The term is used to deride and slap a label of falseness on someone’s musical taste or creations. I’m as defensive of peoples’ music tastes as the next person (see also my posts on guilty pleasures) but in this case…I think it’s right. There’s a feeling of hollowness to the sound. Not only that, the term almost feels fitting since plastic soul is literally packaged for an audience that wouldn’t necessarily seek out soul music themselves (i.e. white suburbia).

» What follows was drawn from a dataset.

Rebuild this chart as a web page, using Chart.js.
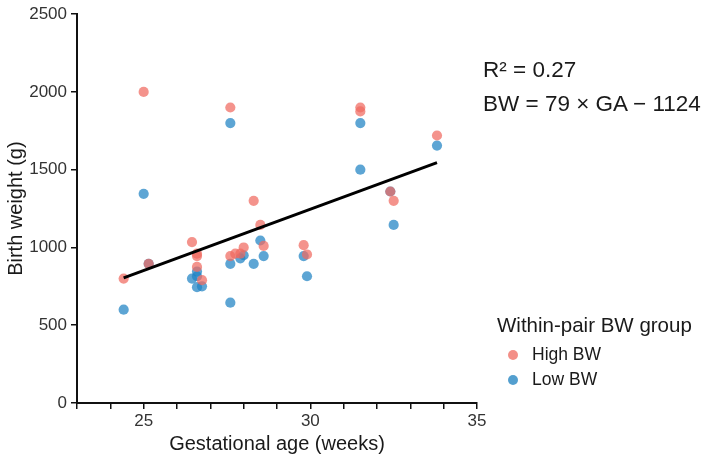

My favorite podcast, “You’re Wrong About”, did an episode on Disco Demolition Night that I think dovetails nicely with my argument here. It was a literal rejection of “real” disco because attendees felt like it didn’t speak to them: maybe it was too funky, maybe it was too emotional, maybe it had been created by a marginalized group that they didn’t identify with.
But music has a way of being slippery and adaptable so as much as people tried to turn it down, disco just kept getting louder until it morphed into what we call “house music” today. After all, people still need to dance to something.
Plastic soul, though, isn’t danceable. It lacks that urgency that makes you want to get up and move because the saxophone is just a little too sharp, a little too clean (“Young Americans” is a great example of this). There’s no funk here, nothing rich that’s holding it all together.
I still like listening to it, but I’m not about to boogie.